Johnson makes three main points about Quaker prayer. Firstly, it involves a state of preparation, of ‘centring down’, ‘turning the mind to the Light’ or ‘standing still in the Light’. The term ‘centring (or centering) down’ seems to be occasionally viewed with suspicion by some Friends. Not so by Elizabeth Bathurst, who noted in 1679, that ‘This effectual operation of the Spirit…cannot be known without a being centred down into the same.’ The perception of descending into the heart, ‘sinking down to the Seed’, is also well known from some of Penington’s writings, as well as others, such as Sarah Jones (1650) ‘Therefore, come down, come down into the Word of his patience, which is nigh in your hearts, which if you do, he will keep you in the hour of temptation.’
We are left in no doubt that this requires a good deal of work, time and patience. ‘Give not way to the lazy, dreaming mind, for it enters into the temptations’ (Fox, 1653). In some cases, it appears that zealous Friends advocated that this kind of ‘watchfulness’ be extended to everyday life (the Eastern Orthodox use the same word to refer to guarding of thoughts), which reminds us also of passages from Thomas Kelly. Quoting a pamphlet of 1703 by John Bellars, Watch unto Prayer, Braithwaite (1919) says the following:
‘Watchfulness out of meetings is the best preparation for worship within; neither hearing the best preachers, nor a bare turning the thoughts inward when one comes into a meeting, is the true spiritual worship, for the heart within may be a den of darkness, but he that watches in the light will be led into the new Jerusalem, where God and the Lamb are both the light and the temple to worship in, and nothing that defiles can enter’.

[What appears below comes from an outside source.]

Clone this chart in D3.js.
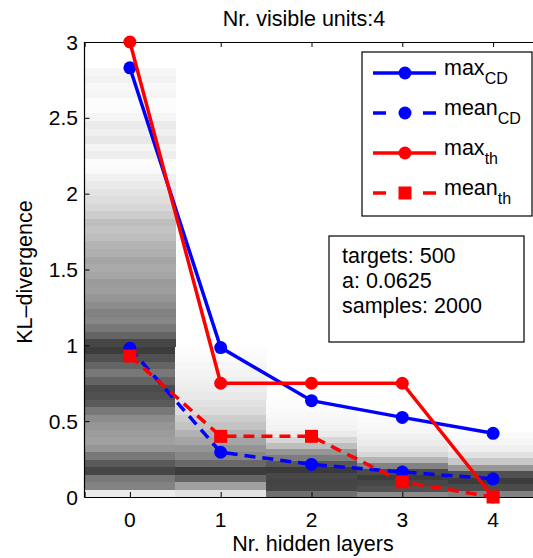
<!DOCTYPE html>
<html><head><meta charset="utf-8">
<script src="https://cdn.jsdelivr.net/npm/d3@7"></script>
<style>body{margin:0;background:#fff;} text{font-family:"Liberation Sans",Arial,sans-serif;}</style>
</head><body><svg id="c" width="533" height="558"></svg>
<script>
const layers = [0, 1, 2, 3, 4];
const maxCD  = [2.83, 0.985, 0.635, 0.525, 0.42];
const meanCD = [0.98, 0.295, 0.215, 0.165, 0.12];
const maxTh  = [3.0, 0.75, 0.75, 0.75, 0.0];
const meanTh = [0.93, 0.40, 0.40, 0.10, 0.0];
const yTicks = [0, 0.5, 1, 1.5, 2, 2.5, 3];
const yTickLabels = ["0", "0.5", "1", "1.5", "2", "2.5", "3"];
const xTickLabels = ["0", "1", "2", "3", "4"];
// histogram background (gray level, bottom -> top), extent top per column
const heatTop = [2.83, 0.99, 0.64, 0.53, 0.43];
const heat0 = [235,130,120,70,90,120,150,160,155,150,140,120,90,80,75,100,120,100,80,60,70,100,120,135,130,140,150,158,155,165,170,165,175,180,190,195,190,205,215,222,228,234,240,250,252,238,245,232,240,235,245,252,252,245,248,242,246];
const heat1 = [225,160,100,60,105,135,148,165,178,195,205,220,225,233,237,240,243,246,250,252];
const heat2 = [110,70,68,72,58,88,125,150,190,215,235,242,245,248,250,252];
const heat3 = [140,80,70,60,75,130,180,215,228,235,240,245,248,250];
const heat4 = [130,75,60,80,150,200,225,240,246,250];
const heats = [heat0, heat1, heat2, heat3, heat4];

const svg = d3.select("#c");
const x = d3.scaleLinear().domain([-0.5, 4.5]).range([84.5, 538.5]);
const y = d3.scaleLinear().domain([0, 3]).range([497, 42]);

// heat background
heats.forEach((arr, i) => {
  const h = heatTop[i] / arr.length;
  svg.append("g").attr("shape-rendering", "crispEdges").selectAll("rect").data(arr).join("rect")
    .attr("x", x(layers[i] - 0.5)).attr("width", x(layers[i] + 0.5) - x(layers[i] - 0.5) + 0.5)
    .attr("y", (d, j) => y((j + 1) * h)).attr("height", (d, j) => y(j * h) - y((j + 1) * h) + 0.5)
    .attr("fill", d => `rgb(${d},${d},${d})`);
});

// axes
const axL = svg.append("g").attr("transform", `translate(${x(-0.5)},0)`)
  .call(d3.axisRight(y).tickValues(yTicks).tickSize(5).tickFormat(""));
const axB = svg.append("g").attr("transform", `translate(0,${y(0)})`)
  .call(d3.axisTop(x).tickValues(layers).tickSize(5).tickFormat(""));
const axT = svg.append("g").attr("transform", `translate(0,${y(3)})`)
  .call(d3.axisBottom(x).tickValues(layers).tickSize(5).tickFormat(""));
[axL, axB, axT].forEach(a => { a.select(".domain").attr("stroke", "#000").attr("stroke-width", 1.2); a.selectAll(".tick line").attr("stroke", "#000"); });
axL.select(".domain").attr("d", `M0,${y(0)}V${y(3)}`);

// tick labels
svg.append("g").selectAll("text").data(yTicks).join("text")
  .attr("x", 78).attr("y", d => y(d)).attr("dy", "0.36em").attr("text-anchor", "end")
  .attr("font-size", 21).text((d, i) => yTickLabels[i]);
svg.append("g").selectAll("text").data(layers).join("text")
  .attr("x", d => x(d)).attr("y", 527).attr("text-anchor", "middle")
  .attr("font-size", 21).text((d, i) => xTickLabels[i]);

// labels
svg.append("text").attr("x", 304).attr("y", 26).attr("text-anchor", "middle").attr("font-size", 21.5).text("Nr. visible units:4");
svg.append("text").attr("x", 313).attr("y", 551).attr("text-anchor", "middle").attr("font-size", 21.5).text("Nr. hidden layers");
svg.append("text").attr("transform", "translate(32,272) rotate(-90)").attr("text-anchor", "middle").attr("font-size", 21.5).text("KL\u2013divergence");

// series
const series = [
  {vals: maxCD, color: "#0000ff", dash: null, marker: "circle", name: "max", sub: "CD"},
  {vals: meanCD, color: "#0000ff", dash: "11,7", marker: "circle", name: "mean", sub: "CD"},
  {vals: maxTh, color: "#ff0000", dash: null, marker: "circle", name: "max", sub: "th"},
  {vals: meanTh, color: "#ff0000", dash: "11,7", marker: "square", name: "mean", sub: "th"}
];
const line = d3.line().x((d, i) => x(layers[i])).y(d => y(d));
function marker(g, type, cx, cy, color) {
  if (type === "circle") g.append("circle").attr("cx", cx).attr("cy", cy).attr("r", 6.5).attr("fill", color);
  else g.append("rect").attr("x", cx - 6.5).attr("y", cy - 6.5).attr("width", 13).attr("height", 13).attr("fill", color);
}
series.forEach(s => {
  const g = svg.append("g");
  g.append("path").attr("d", line(s.vals)).attr("fill", "none").attr("stroke", s.color)
    .attr("stroke-width", 3.5).attr("stroke-dasharray", s.dash);
  s.vals.forEach((v, i) => marker(g, s.marker, x(layers[i]), y(v), s.color));
});

// legend
const lg = svg.append("g");
lg.append("rect").attr("x", 362).attr("y", 52).attr("width", 170).attr("height", 164)
  .attr("fill", "#fff").attr("stroke", "#000").attr("stroke-width", 1.2);
series.forEach((s, i) => {
  const ly = 73 + i * 40;
  lg.append("line").attr("x1", 373).attr("x2", 436).attr("y1", ly).attr("y2", ly)
    .attr("stroke", s.color).attr("stroke-width", 3.5).attr("stroke-dasharray", s.dash ? "13,37" : null);
  marker(lg, s.marker, 405, ly, s.color);
  const t = lg.append("text").attr("x", 444).attr("y", ly + 2).attr("font-size", 21.5).text(s.name);
  t.append("tspan").attr("dy", 9).attr("font-size", 16).text(s.sub);
});

// info box
const ib = svg.append("g");
ib.append("rect").attr("x", 329).attr("y", 236).attr("width", 195).attr("height", 106)
  .attr("fill", "#fff").attr("stroke", "#000").attr("stroke-width", 1.2);
["targets: 500", "a: 0.0625", "samples: 2000"].forEach((t, i) =>
  ib.append("text").attr("x", 342).attr("y", 263 + i * 25).attr("font-size", 21.5).text(t));
</script></body></html>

This leads naturally into another of Johnson’s main points, that we cannot do the work of purifying our hearts, and approaching God, by ourselves. This work is done partly by God alone, and partly by God strengthening each of us within. This requires repentance and humility.
Repentance is not a word we hear much of these days, and it was good to read Seth Hinshaw’s article about the importance of this, in the last issue of The Call. Johnson would agree, and quotes Stephen Crisp’s journal (1694):
‘So after long travail, strong cries, and many bitter tears and groans, I found a little hope springing in me, that the Lord in his own time would bring forth his Seed, even his elect Seed, the seed of his covenant, to rule in me; and this was given me at a time when a sense of my own unworthiness had so overwhelmed me in sorrow and anguish…and I was taught to wait on God, and to eat and drink in fear and watchfulness,…..’

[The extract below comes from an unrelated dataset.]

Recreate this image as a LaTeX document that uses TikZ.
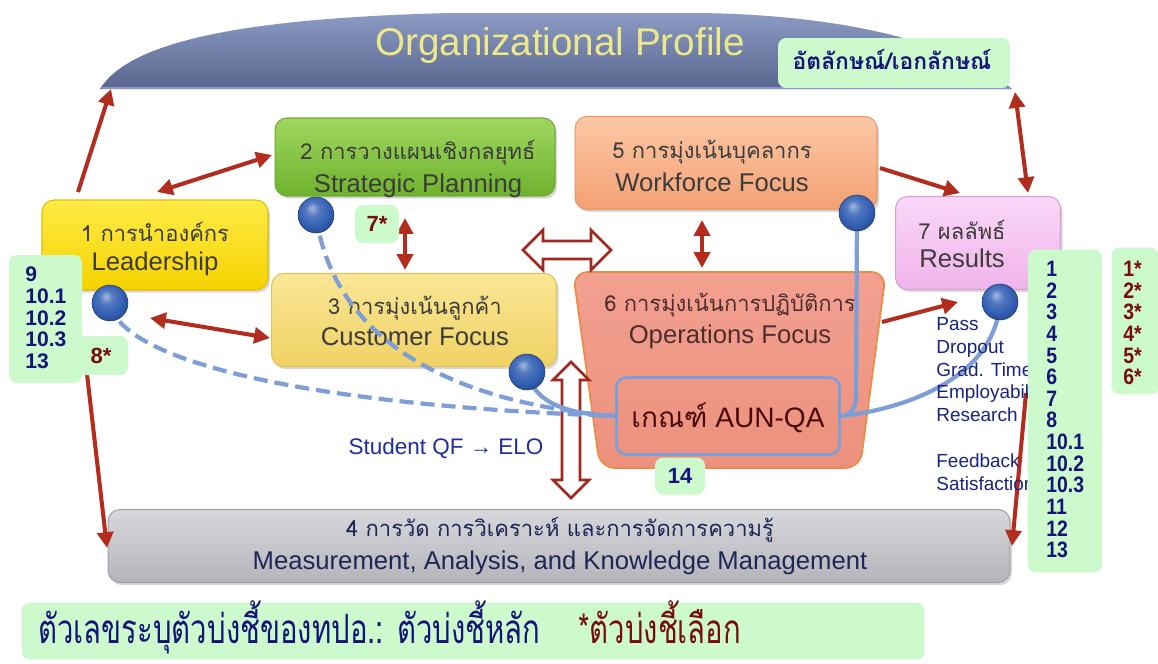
\documentclass[tikz,border=0pt]{standalone}
\usepackage{fontspec}
\setmainfont{Liberation Sans}
\newfontfamily\thai[Script=Thai]{Loma}
\usetikzlibrary{arrows.meta,shadows}
\definecolor{arrred}{RGB}{178,45,30}
\definecolor{hollred}{RGB}{160,40,30}
\definecolor{lgreen}{RGB}{205,250,205}
\definecolor{navy}{RGB}{20,20,120}
\definecolor{maroon}{RGB}{120,12,12}
\definecolor{boxtext}{RGB}{60,60,60}
\definecolor{balc}{RGB}{50,95,180}
\definecolor{bline}{RGB}{125,158,214}
\definecolor{sqblue}{RGB}{32,45,160}
\pgfdeclareradialshading{myball}{\pgfqpoint{-6bp}{10bp}}{%
  color(0bp)=(balc!45!white); color(10bp)=(balc!85!white); color(22bp)=(balc);
  color(30bp)=(balc!80!black); color(50bp)=(balc!55!black)}
\tikzset{
  boxbase/.style={rounded corners=0.24cm, inner sep=0pt, line width=0.6pt,
    drop shadow={shadow xshift=1.2pt, shadow yshift=-1.5pt, opacity=0.3}},
  boxlbl/.style={align=center, text=boxtext, inner sep=0pt},
  rarr/.style={draw=arrred, line width=2.3pt, -{Triangle[length=9pt,width=9pt]}},
  rarrb/.style={draw=arrred, line width=2.3pt, {Triangle[length=9pt,width=9pt]}-{Triangle[length=9pt,width=9pt]}},
  hollow/.style={draw=hollred, line width=1.5pt, fill=white, line join=miter},
  sphere/.style={circle, inner sep=0pt, minimum size=0.72cm, shading=myball, draw=balc!60!black, line width=0.3pt},
  bluesolid/.style={draw=bline, line width=2.4pt},
  bluedash/.style={draw=bline, line width=2.4pt, dash pattern=on 8pt off 4pt},
  greenlbl/.style={fill=lgreen, rounded corners=0.16cm, inner sep=0pt},
}
\newcommand{\thl}[1]{{\thai\fontsize{12.5}{15}\selectfont #1}}
\newcommand{\enl}[1]{{\fontsize{14.6}{17}\selectfont #1}}
\newcommand{\nr}[1]{\scalebox{0.87}[1]{#1}}
\begin{document}
\begin{tikzpicture}[x=0.02cm,y=-0.02cm]
\useasboundingbox (0,0) rectangle (1158,663);
\fill[white] (0,0) rectangle (1158,663);

% Organizational Profile banner
\shade[top color={rgb,255:red,140;green,155;blue,195}, bottom color={rgb,255:red,88;green,102;blue,142}]
  (100,89) .. controls (130,40) and (250,18) .. (450,13) -- (700,13)
  .. controls (850,15) and (960,45) .. (1012,89) -- cycle;
\draw[white!70!blue, line width=1pt, opacity=0.6] (102,88) -- (1010,88);
\node[text={rgb,255:red,238;green,232;blue,140}, font=\fontsize{22}{24}\selectfont] (op) at (560,46) {Organizational Profile};
\coordinate (opL) at (111,89);
\coordinate (opR) at (1015,92);

% identity label
\node[greenlbl, minimum width=4.64cm, minimum height=1.0cm] (idl) at (894,63) {};
\node[text=navy, font=\thai\bfseries\fontsize{13}{15}\selectfont] (idt) at (892,60) {อัตลักษณ์/เอกลักษณ์};

% boxes
\node[boxbase, draw={rgb,255:red,110;green,170;blue,50}, top color={rgb,255:red,160;green,215;blue,95}, bottom color={rgb,255:red,110;green,178;blue,45}, minimum width=5.6cm, minimum height=1.56cm] (sp) at (415,157) {};
\node[boxlbl] (spt) at (418,169) {\thl{2 การวางแผนเชิงกลยุทธ์}\\[3.5pt]\enl{Strategic Planning}};

\node[boxbase, draw={rgb,255:red,235;green,150;blue,100}, top color={rgb,255:red,252;green,200;blue,165}, bottom color={rgb,255:red,243;green,160;blue,115}, minimum width=6.04cm, minimum height=1.86cm] (wf) at (726,163) {};
\node[boxlbl] (wft) at (712,166) {\thl{5 การมุ่งเน้นบุคลากร}\\[3.5pt]\enl{Workforce Focus}};

\node[boxbase, draw={rgb,255:red,225;green,190;blue,0}, top color={rgb,255:red,255;green,235;blue,70}, bottom color={rgb,255:red,245;green,210;blue,0}, minimum width=4.52cm, minimum height=1.8cm] (ld) at (155,245) {};
\node[boxlbl] (ldt) at (155,249) {\thl{1 การนำองค์กร}\\[5pt]\enl{Leadership}};

\node[boxbase, draw={rgb,255:red,215;green,160;blue,210}, top color={rgb,255:red,250;green,215;blue,248}, bottom color={rgb,255:red,240;green,180;blue,235}, minimum width=3.3cm, minimum height=1.86cm] (rs) at (978,243) {};
\node[boxlbl] (rst) at (962,244) {\thl{7 ผลลัพธ์}\\[3.5pt]\enl{Results}};

\node[boxbase, draw={rgb,255:red,225;green,195;blue,90}, top color={rgb,255:red,250;green,230;blue,150}, bottom color={rgb,255:red,240;green,210;blue,100}, minimum width=5.7cm, minimum height=1.86cm] (cf) at (414,320) {};
\node[boxlbl] (cft) at (415,321) {\thl{3 การมุ่งเน้นลูกค้า}\\[3.5pt]\enl{Customer Focus}};

% operations focus shape
\shade[draw={rgb,255:red,235;green,140;blue,70}, line width=1pt, rounded corners=0.3cm,
  top color={rgb,255:red,242;green,160;blue,145}, bottom color={rgb,255:red,236;green,145;blue,125}]
  (573,272) -- (886,272) -- (860,468) -- (600,468) -- cycle;
\node[boxlbl, text={rgb,255:red,80;green,45;blue,45}] (ops) at (730,321) {\thl{6 การมุ่งเน้นการปฏิบัติการ}\\[3.5pt]\enl{Operations Focus}};

\node[draw=bline, line width=1.6pt, rounded corners=0.2cm, minimum width=4.46cm, minimum height=1.54cm, inner sep=0pt] (aun) at (728,416) {};
\node[text={rgb,255:red,75;green,10;blue,10}, font=\fontsize{16}{18}\selectfont, inner sep=0pt] (aunt) at (728,418) {{\thai เกณฑ์} AUN-QA};

\node[boxbase, draw={rgb,255:red,160;green,160;blue,165}, top color={rgb,255:red,215;green,215;blue,220}, bottom color={rgb,255:red,180;green,180;blue,186}, minimum width=18.04cm, minimum height=1.46cm] (ms) at (559,546) {};
\node[boxlbl, text={rgb,255:red,30;green,38;blue,85}] (mst) at (560,546) {\thl{4 การวัด การวิเคราะห์ และการจัดการความรู้}\\[3.5pt]\enl{Measurement, Analysis, and Knowledge Management}};

% red connectors
\coordinate (a1s) at (78,192);
\coordinate (a2s) at (157,192); \coordinate (a2e) at (272,155);
\coordinate (a3s) at (150,318); \coordinate (a3e) at (270,338);
\coordinate (a4s) at (405,218); \coordinate (a4e) at (405,270);
\coordinate (a5s) at (702,220); \coordinate (a5e) at (702,268);
\coordinate (a6s) at (880,168); \coordinate (a6e) at (960,193);
\coordinate (a7e) at (1028,193);
\coordinate (a8s) at (882,322); \coordinate (a8e) at (958,302);
\coordinate (a9s) at (87,374); \coordinate (a9e) at (107,548);
\coordinate (a10s) at (1026,393); \coordinate (a10e) at (1012,546);
\draw[rarr] (a1s) -- (opL);
\draw[rarrb] (a2s) -- (a2e);
\draw[rarrb] (a3s) -- (a3e);
\draw[rarrb] (a4s) -- (a4e);
\draw[rarrb] (a5s) -- (a5e);
\draw[rarr] (a6s) -- (a6e);
\draw[rarrb] (opR) -- (a7e);
\draw[rarr] (a8s) -- (a8e);
\draw[rarr] (a9s) -- (a9e);
\draw[rarr] (a10s) -- (a10e);

% hollow arrows
\draw[hollow] (523,250) -- (543,230) -- (543,241) -- (591,241) -- (591,230) -- (611,250) -- (591,270) -- (591,259) -- (543,259) -- (543,270) -- cycle;
\draw[hollow] (571,362) -- (553,380) -- (562,380) -- (562,480) -- (553,480) -- (571,498) -- (589,480) -- (580,480) -- (580,380) -- (589,380) -- cycle;

% spheres (positions)
\coordinate (bsp) at (316,215);
\coordinate (bld) at (110,303);
\coordinate (bcf) at (527,372);
\coordinate (bwf) at (857,213);
\coordinate (brs) at (1000,302);

% blue links
\draw[bluedash] (bld) .. controls (120,360) and (300,405) .. (aun.west);
\draw[bluedash] (bsp) .. controls (330,320) and (420,400) .. (aun.west);
\draw[bluesolid] (bcf) .. controls (535,405) and (570,414) .. (aun.west);
\draw[bluesolid] (bwf) -- (856,395) .. controls (856,410) and (850,415) .. (aun.east);
\draw[bluesolid] (brs) .. controls (995,380) and (900,410) .. (aun.east);
\node[sphere] (sbsp) at (bsp) {};
\node[sphere] (sbld) at (bld) {};
\node[sphere] (sbcf) at (bcf) {};
\node[sphere] (sbwf) at (bwf) {};
\node[sphere] (sbrs) at (brs) {};

% student QF label
\node[text=sqblue, font=\fontsize{12.8}{15}\selectfont] (sqf) at (446,448) {Student QF → ELO};

% results indicators
\node[anchor=north west, align=left, text=sqblue!80!black, font=\fontsize{10.8}{13}\selectfont, inner sep=0pt] (res) at (936,317)
  {Pass\\Dropout\\Grad. Time\\Employability\\Research\\\mbox{}\\Feedback\\Satisfaction};

% green lists
\fill[lgreen, rounded corners=0.16cm] (9,255) rectangle (82,383);
\fill[lgreen, rounded corners=0.16cm] (76,336) rectangle (128,375);
\node[anchor=north west, align=left, text=navy, font=\bfseries\fontsize{12}{12.5}\selectfont, inner sep=0pt] (llist) at (25,266) {9\\10.1\\10.2\\10.3\\13};
\node[text=maroon, font=\bfseries\fontsize{12.5}{15}\selectfont] (l8) at (101,356) {8*};

\node[greenlbl, minimum width=0.88cm, minimum height=0.76cm] (s7) at (377,224) {};
\node[text=maroon, font=\bfseries\fontsize{12.5}{15}\selectfont] (s7t) at (377,224) {7*};

\node[greenlbl, minimum width=1.0cm, minimum height=0.74cm] (n14) at (680,476) {};
\node[text=navy, font=\bfseries\fontsize{12.5}{15}\selectfont] (n14t) at (680,476) {14};

\node[greenlbl, minimum width=1.48cm, minimum height=6.46cm] (rl) at (1065,411) {};
\node[anchor=north west, align=left, text=navy, font=\bfseries\fontsize{12.7}{12.3}\selectfont, inner sep=0pt] (rlt) at (1046,261)
  {\nr{1}\\\nr{2}\\\nr{3}\\\nr{4}\\\nr{5}\\\nr{6}\\\nr{7}\\\nr{8}\\\nr{10.1}\\\nr{10.2}\\\nr{10.3}\\\nr{11}\\\nr{12}\\\nr{13}};

\node[greenlbl, minimum width=0.94cm, minimum height=2.94cm] (sl) at (1135,321) {};
\node[anchor=north west, align=left, text=maroon, font=\bfseries\fontsize{12.7}{12.3}\selectfont, inner sep=0pt] (slt) at (1123,261)
  {\nr{1*}\\\nr{2*}\\\nr{3*}\\\nr{4*}\\\nr{5*}\\\nr{6*}};

% bottom legend
\node[greenlbl, minimum width=18.06cm, minimum height=1.14cm] (leg) at (473,631) {};
\node[anchor=west, inner sep=0pt, font=\thai\fontsize{23}{25}\selectfont] (legt) at (38,627)
  {\scalebox{0.725}[1]{\textcolor{navy}{ตัวเลขระบุตัวบ่งชี้ของทปอ.: ตัวบ่งชี้หลัก}}\hspace{0.76cm}\scalebox{0.725}[1]{\textcolor{maroon}{*ตัวบ่งชี้เลือก}}};
\end{tikzpicture}
\end{document}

In this we hear echoes of the Psalms: ‘For thou desirest not sacrifice, else would I give it. Thou desirest not a burnt sacrifice. The sacrifices of God are a broken spirit: a broken and contrite heart, O God, thou wilt not despise’ (Psalms 51: 16-17).

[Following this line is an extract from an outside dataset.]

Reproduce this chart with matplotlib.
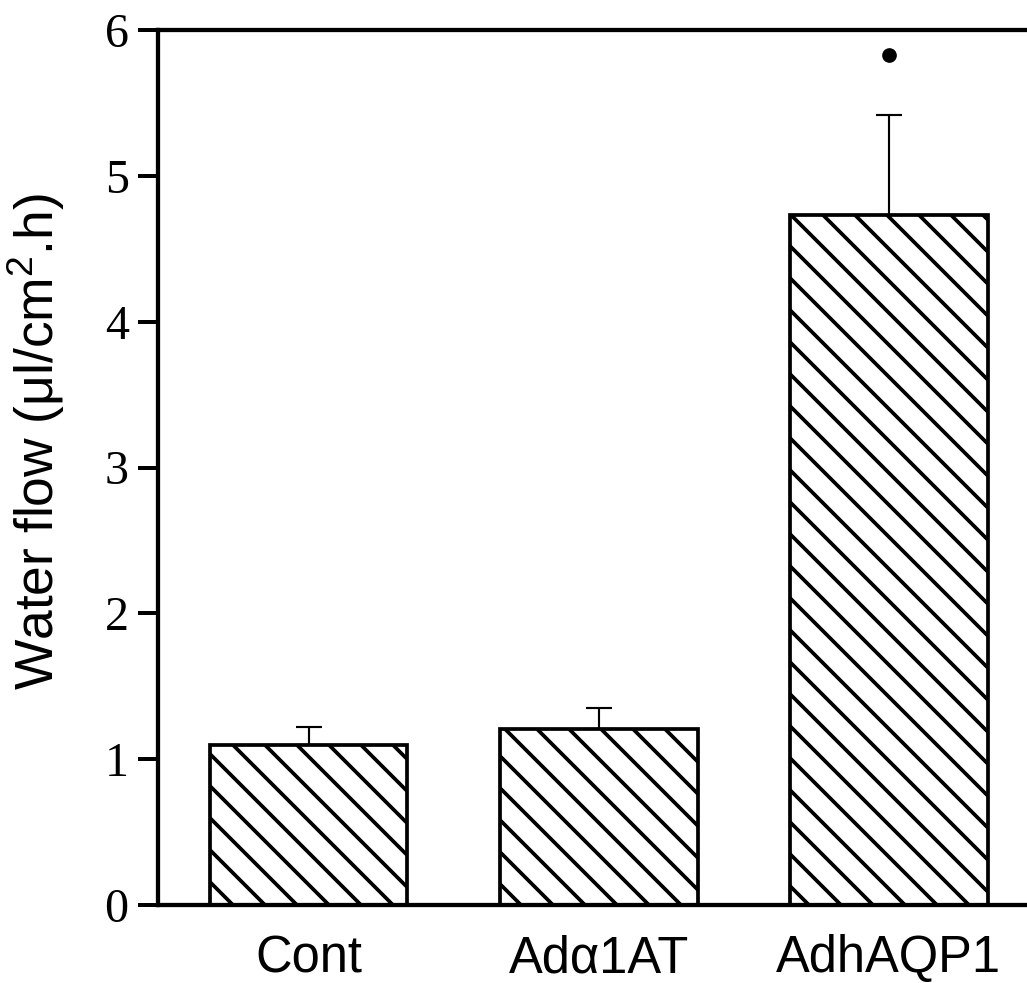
import numpy as np
import matplotlib
matplotlib.use("Agg")
import matplotlib.pyplot as plt

groups = ["Cont", "Adα1AT", "AdhAQP1"]
flow = [1.10, 1.21, 4.73]
flow_err = [0.12, 0.14, 0.69]
sig_group = 2
sig_y = 5.83

plt.rcParams['font.family'] = ['Liberation Sans', 'DejaVu Sans']
plt.rcParams['mathtext.default'] = 'regular'
plt.rcParams['hatch.linewidth'] = 1.4

dpi = 192
fig = plt.figure(figsize=(1027 / dpi, 983 / dpi), dpi=dpi)
ax = fig.add_axes([158 / 1027, 78 / 983, 905 / 1027, 875 / 983])

x = np.arange(len(groups))
ax.bar(x, flow, width=0.68, color='white', edgecolor='black', linewidth=1.4,
       hatch='\\\\', zorder=2)
ax.errorbar(x, flow, yerr=[np.zeros(len(flow)), flow_err], fmt='none',
            ecolor='black', elinewidth=0.8, capsize=5, capthick=0.8, zorder=1)
ax.plot([x[sig_group]], [sig_y], 'o', color='black', markersize=4.5)

ax.set_xlim(-0.52, 2.6)
ax.set_ylim(0, 6)
ax.set_yticks(range(7))
ax.set_xticks(x)
ax.set_xticklabels(groups, fontsize=19)
ax.tick_params(axis='x', length=0, pad=11)
ax.tick_params(axis='y', length=7.5, width=1.5, pad=3.5, labelsize=18)
for lab in ax.get_yticklabels():
    lab.set_family('Liberation Serif')

ax.spines['right'].set_visible(False)
for s in ['left', 'top', 'bottom']:
    ax.spines[s].set_linewidth(1.6)

ax.set_ylabel('Water flow (μl/cm$^{2}$.h)', fontsize=20)
ax.yaxis.set_label_coords(-0.1, 0.53)

fig.savefig('out.png', dpi=dpi)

Another important point that Johnson makes is that the early Quakers felt the stirrings of new life arise within them very slowly at first, and committed, ongoing attention was called for. This was not some revivalist evangelical meeting, with all sins washed instantly away. Commentary by our normal human nature was to be resisted, and the call was to stay very low within, very humble, and wait for the faint stirrings of divine life to appear. Penington has plenty to say about this, as in the following passage (one of many similar ones):
‘When God begets life in the heart, there is the savour of it in the vessel, and a secret, living warmth and virtue, which the heart in some measure feels, whereby it is known. Lie low in the fear of the Most High, that this leaven may grow and increase in thee’. (Some Directions to the Panting Soul, 1661).
The Life is renewed every day, and is not something we can feel once, and then assume is there for good. This is perhaps what Conservative Friends mean by the importance of the ‘daily cross’, the necessity for spiritual work within, every day. The writings of early Friends showed the lengthy cleansing and spiritual healing which had to occur (that in Fox’s case lasted for nine years, before he finally understood his mission on Pendle Hill).
Sarah Jones, though, gives tender encouragement for the journey (1650):
‘So cease thy mourning, thou weeping babe, that mourns in secret for manifestations from thy beloved, as thou hast had in dayes past; for I can testifie unto thee by experience, whosoever thou art in that state, that he is bringing thee nearer to him, for that was but milk that he fed thee when thou was weak, but he will feed thee with the Word from whence that milk proceedeth, if thou be willing and obedient to live at home with Jacob, which is to daily retire thy mind; though the gadding, hunting Esau persecutes thee for it, thou shalt receive the blessing in which all happiness and felicity doth consist for evermore’.
Friend Tom:
Thanks for posting the review. I learned much from reading it. I have the hope that modern Quakers can recover some of these early guides to inward prayer like the pamphlet by Bellars you reference, and the 'Directions' by Penington. My suspicion is that there is a rich and articulate vein of insight and instruction on this type of prayer, but that it has been ignored and sidelined for quite some time. It has been displaced by other concerns, such as activism and politics and the distractions that emerged during the period of numerous schisms.
I also would like to encourage thee to write a brief review for amazon. Reviews at amazon do make a difference. Amazon has an analytical tool that determines which books come up when someone does a search. The more reviews the book has, the higher its placement when a search is conducted. That's why when thee does a search at Amazon the results are not chronological; rather they are arranged by interest and sales. Anyway, if thee has the time, a review would assist the book's placement at Amazon.
Thanks again for the comments,
Jim
Thanks, Jim. And thanks also for the suggestion about a review on Amazon. It's certainly a book that deserves a wide readership.
I quite agree that Quaker writing, from every age, contains much that is useful in terms of insight and instruction. I would like to discover more, for example, about spiritual writing from the Quietist era. Most if this is now almost entirely forgotten, but must be available among the archives. It would make a fascinating project, but at present I have too much 'cumber' to be free to do anything very much!